══ Extracted material
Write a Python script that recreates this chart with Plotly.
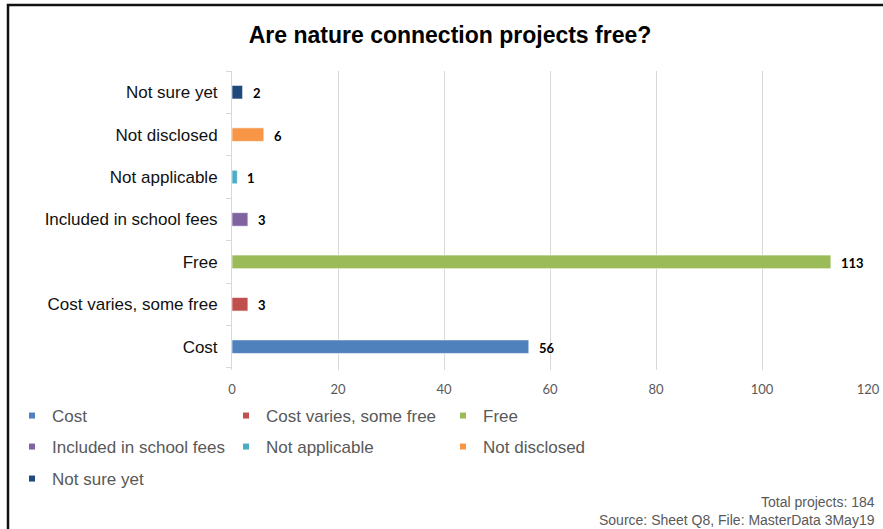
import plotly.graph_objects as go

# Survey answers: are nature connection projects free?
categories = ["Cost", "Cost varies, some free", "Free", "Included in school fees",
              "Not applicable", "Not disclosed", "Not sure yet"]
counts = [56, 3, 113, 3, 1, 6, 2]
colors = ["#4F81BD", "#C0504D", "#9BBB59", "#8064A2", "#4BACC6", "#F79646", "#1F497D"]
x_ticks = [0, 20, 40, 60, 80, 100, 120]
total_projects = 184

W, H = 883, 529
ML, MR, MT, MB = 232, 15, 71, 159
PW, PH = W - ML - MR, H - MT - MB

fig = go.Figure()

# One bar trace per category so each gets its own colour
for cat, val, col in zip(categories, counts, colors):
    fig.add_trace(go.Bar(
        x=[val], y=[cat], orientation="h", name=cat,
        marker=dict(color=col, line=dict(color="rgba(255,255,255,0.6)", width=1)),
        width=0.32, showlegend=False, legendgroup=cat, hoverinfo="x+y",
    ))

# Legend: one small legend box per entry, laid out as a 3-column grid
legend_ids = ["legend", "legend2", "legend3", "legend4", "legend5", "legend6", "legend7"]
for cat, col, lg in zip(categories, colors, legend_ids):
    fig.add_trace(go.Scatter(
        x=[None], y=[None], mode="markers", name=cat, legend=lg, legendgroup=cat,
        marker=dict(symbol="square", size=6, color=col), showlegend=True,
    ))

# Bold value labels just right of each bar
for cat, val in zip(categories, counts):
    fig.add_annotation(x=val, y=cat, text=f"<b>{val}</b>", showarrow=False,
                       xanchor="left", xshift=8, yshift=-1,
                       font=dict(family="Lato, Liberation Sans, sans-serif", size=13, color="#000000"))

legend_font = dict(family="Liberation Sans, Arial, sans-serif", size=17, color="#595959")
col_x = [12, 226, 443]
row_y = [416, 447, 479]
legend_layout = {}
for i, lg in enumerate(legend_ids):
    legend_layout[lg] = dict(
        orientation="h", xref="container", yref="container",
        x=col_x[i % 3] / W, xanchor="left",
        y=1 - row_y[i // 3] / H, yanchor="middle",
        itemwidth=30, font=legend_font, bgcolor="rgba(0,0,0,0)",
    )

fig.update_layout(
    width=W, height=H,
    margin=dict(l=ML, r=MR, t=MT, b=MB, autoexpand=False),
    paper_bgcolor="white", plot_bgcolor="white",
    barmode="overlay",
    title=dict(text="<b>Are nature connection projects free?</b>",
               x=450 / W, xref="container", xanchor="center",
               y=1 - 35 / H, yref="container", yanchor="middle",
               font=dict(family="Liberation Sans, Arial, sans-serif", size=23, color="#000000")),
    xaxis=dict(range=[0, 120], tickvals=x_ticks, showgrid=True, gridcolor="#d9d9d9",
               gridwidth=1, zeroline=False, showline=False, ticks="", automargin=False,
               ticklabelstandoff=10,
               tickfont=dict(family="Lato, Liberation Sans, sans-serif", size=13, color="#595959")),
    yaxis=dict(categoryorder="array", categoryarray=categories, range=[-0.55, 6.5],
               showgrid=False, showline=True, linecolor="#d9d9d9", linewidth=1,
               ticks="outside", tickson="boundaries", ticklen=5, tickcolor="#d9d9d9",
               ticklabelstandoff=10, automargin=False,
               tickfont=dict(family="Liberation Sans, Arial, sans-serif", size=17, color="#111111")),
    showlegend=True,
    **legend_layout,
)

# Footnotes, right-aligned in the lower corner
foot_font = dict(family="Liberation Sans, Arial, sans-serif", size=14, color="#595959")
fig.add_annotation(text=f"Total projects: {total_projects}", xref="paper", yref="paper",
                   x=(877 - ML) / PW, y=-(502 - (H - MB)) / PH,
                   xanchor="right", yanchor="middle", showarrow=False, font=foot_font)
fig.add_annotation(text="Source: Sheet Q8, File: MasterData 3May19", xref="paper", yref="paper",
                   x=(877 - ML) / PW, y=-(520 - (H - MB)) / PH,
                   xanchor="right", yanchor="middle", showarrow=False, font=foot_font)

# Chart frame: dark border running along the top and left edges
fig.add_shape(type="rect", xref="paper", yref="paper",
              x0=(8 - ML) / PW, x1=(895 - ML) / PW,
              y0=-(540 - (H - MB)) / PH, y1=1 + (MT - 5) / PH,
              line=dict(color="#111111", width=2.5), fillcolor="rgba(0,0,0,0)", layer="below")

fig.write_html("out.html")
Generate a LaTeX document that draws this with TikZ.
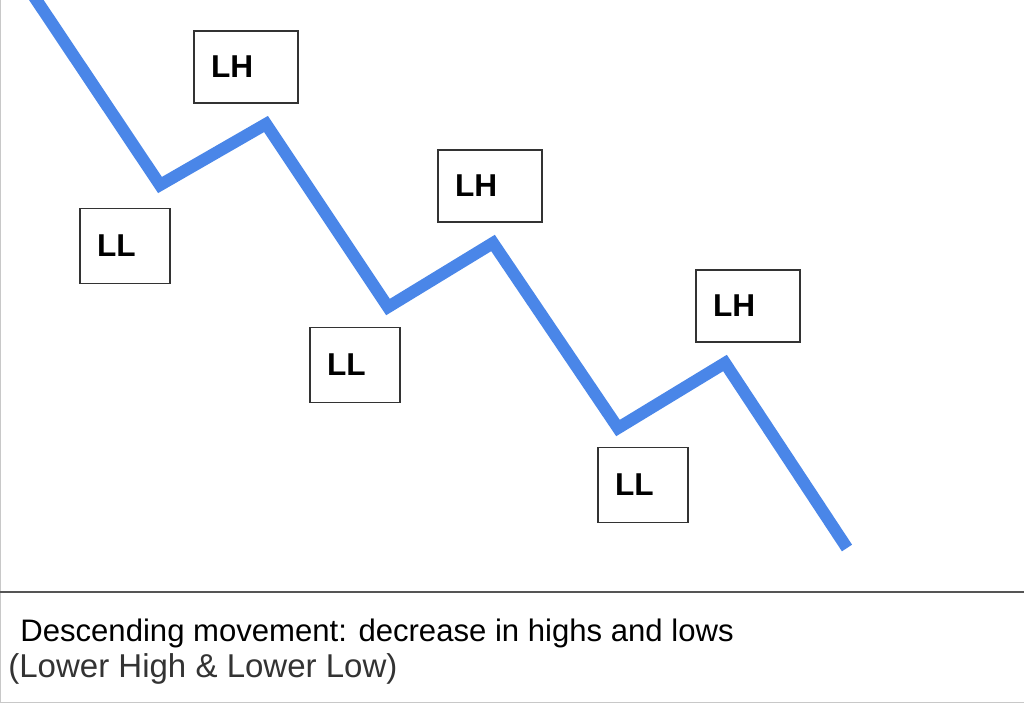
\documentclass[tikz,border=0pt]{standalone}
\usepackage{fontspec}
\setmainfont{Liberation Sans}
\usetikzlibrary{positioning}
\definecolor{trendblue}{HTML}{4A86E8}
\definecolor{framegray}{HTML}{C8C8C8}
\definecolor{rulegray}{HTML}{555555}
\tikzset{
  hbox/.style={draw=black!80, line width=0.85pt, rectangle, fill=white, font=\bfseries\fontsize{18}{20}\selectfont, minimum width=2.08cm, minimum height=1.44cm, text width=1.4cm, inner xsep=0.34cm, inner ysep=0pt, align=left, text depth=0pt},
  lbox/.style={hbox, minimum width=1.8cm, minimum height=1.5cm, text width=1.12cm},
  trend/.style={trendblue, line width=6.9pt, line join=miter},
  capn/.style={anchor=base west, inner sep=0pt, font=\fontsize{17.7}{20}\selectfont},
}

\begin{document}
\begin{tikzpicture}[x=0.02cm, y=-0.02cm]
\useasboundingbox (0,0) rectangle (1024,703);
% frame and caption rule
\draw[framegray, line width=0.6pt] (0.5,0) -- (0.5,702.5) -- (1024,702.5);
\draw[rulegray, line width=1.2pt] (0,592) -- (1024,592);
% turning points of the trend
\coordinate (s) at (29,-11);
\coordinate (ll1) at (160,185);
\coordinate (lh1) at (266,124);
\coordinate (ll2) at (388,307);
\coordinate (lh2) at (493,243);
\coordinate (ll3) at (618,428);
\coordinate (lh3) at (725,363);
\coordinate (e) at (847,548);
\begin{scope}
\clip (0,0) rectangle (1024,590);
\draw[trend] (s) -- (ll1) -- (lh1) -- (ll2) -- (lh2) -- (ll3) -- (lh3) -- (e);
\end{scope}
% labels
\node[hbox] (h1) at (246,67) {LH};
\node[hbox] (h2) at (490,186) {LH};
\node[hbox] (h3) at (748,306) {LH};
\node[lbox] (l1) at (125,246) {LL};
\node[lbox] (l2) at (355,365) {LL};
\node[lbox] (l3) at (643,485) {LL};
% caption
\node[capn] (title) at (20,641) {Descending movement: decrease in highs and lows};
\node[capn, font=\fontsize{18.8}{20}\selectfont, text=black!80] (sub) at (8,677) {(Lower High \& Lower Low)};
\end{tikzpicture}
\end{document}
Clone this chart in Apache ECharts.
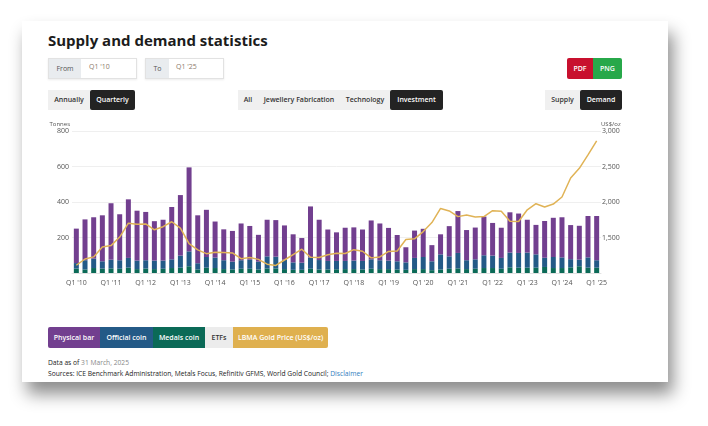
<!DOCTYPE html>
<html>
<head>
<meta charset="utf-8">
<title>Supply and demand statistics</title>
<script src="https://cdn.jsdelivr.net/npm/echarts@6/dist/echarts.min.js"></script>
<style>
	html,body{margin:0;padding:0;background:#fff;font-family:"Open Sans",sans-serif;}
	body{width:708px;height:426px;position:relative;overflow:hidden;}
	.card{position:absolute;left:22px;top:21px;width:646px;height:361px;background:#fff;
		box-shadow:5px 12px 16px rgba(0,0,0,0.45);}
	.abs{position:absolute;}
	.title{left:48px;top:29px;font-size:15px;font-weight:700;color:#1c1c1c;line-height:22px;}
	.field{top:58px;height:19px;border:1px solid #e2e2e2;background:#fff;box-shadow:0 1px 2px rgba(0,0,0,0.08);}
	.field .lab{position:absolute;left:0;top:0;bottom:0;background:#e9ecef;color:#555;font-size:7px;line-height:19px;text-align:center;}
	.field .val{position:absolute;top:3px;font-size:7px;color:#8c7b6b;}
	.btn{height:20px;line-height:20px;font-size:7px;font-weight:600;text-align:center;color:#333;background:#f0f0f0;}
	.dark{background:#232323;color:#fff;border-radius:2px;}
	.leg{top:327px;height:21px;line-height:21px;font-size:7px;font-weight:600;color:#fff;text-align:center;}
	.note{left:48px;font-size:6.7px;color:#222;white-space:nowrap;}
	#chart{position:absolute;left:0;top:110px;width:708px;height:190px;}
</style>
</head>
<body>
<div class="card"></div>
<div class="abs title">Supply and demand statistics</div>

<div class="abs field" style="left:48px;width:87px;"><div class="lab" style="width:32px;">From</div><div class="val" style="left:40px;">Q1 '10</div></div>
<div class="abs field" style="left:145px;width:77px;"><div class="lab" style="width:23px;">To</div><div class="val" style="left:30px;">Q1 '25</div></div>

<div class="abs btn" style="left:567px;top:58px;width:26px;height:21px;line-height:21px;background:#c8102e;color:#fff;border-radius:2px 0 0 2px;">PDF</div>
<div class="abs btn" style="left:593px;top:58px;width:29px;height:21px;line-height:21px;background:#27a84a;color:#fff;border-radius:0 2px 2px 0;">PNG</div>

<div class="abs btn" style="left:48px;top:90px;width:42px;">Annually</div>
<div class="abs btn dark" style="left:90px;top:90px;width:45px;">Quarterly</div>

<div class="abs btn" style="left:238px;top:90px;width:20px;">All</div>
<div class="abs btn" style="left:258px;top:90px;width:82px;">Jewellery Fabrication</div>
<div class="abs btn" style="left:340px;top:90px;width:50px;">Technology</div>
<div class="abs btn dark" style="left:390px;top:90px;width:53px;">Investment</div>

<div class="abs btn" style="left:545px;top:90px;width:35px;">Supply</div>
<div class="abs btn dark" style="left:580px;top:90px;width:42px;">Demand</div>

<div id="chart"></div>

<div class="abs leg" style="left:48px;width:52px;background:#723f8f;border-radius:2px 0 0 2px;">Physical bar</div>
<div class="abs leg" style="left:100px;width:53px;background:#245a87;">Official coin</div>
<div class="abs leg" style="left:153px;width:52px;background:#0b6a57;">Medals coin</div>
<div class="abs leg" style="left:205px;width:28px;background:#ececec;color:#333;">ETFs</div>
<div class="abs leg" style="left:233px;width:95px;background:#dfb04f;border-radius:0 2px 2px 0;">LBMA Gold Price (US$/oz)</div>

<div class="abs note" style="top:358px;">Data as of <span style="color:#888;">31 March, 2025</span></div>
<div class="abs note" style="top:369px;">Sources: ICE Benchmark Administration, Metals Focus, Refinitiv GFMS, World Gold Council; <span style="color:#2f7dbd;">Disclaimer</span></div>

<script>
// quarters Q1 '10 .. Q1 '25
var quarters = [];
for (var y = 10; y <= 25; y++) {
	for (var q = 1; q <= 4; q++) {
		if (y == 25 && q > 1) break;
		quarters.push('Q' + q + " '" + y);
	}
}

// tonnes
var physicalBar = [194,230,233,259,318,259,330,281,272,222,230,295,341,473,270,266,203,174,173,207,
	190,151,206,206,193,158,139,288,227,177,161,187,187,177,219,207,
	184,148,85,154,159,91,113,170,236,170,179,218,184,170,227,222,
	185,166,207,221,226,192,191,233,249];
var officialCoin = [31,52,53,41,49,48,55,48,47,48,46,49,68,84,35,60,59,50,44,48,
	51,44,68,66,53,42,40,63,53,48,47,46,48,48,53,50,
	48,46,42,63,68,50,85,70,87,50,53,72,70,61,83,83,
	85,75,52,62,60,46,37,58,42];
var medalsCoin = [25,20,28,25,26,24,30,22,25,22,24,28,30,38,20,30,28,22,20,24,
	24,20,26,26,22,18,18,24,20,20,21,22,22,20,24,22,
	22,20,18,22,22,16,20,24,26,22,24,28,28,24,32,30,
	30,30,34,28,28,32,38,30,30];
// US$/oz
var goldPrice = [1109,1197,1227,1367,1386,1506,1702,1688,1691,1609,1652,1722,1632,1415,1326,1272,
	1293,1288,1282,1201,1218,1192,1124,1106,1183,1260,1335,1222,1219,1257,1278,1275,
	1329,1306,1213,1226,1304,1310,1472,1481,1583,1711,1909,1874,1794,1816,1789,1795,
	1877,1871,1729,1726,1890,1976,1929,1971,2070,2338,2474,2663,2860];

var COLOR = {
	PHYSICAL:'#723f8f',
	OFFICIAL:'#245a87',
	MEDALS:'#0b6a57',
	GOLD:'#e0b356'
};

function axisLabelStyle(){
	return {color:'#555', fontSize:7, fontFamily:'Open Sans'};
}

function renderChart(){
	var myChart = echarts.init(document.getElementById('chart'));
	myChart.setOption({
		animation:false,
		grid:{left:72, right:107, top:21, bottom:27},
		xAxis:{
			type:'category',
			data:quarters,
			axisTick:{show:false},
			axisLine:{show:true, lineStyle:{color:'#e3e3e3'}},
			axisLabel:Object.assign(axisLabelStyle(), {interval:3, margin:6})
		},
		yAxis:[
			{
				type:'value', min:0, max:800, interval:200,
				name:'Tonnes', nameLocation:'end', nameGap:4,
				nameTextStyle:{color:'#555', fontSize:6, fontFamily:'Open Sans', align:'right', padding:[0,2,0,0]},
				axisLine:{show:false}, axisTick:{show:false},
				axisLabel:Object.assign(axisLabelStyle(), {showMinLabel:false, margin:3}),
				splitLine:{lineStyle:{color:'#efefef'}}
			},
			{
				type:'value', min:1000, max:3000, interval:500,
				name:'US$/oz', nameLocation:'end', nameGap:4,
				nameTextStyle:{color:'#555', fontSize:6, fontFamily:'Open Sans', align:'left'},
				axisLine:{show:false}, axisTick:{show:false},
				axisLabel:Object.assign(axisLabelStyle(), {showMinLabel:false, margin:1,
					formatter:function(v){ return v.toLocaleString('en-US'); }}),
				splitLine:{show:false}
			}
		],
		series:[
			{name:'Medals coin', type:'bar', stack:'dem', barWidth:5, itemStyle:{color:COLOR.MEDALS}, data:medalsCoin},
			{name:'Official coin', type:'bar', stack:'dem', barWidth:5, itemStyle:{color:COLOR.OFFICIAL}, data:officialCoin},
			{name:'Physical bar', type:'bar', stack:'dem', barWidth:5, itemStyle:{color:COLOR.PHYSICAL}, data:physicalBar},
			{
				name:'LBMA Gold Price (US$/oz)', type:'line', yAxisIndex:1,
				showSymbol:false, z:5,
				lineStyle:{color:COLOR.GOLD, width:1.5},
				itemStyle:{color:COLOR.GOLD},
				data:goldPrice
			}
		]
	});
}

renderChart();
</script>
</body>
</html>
════
▶ Set task:
Without the pictures, copy the entries from their first line through the line containing "total_projects = 184", and only those lines.

▶ Result:
Write a Python script that recreates this chart with Plotly.
import plotly.graph_objects as go

# Survey answers: are nature connection projects free?
categories = ["Cost", "Cost varies, some free", "Free", "Included in school fees",
              "Not applicable", "Not disclosed", "Not sure yet"]
counts = [56, 3, 113, 3, 1, 6, 2]
colors = ["#4F81BD", "#C0504D", "#9BBB59", "#8064A2", "#4BACC6", "#F79646", "#1F497D"]
x_ticks = [0, 20, 40, 60, 80, 100, 120]
total_projects = 184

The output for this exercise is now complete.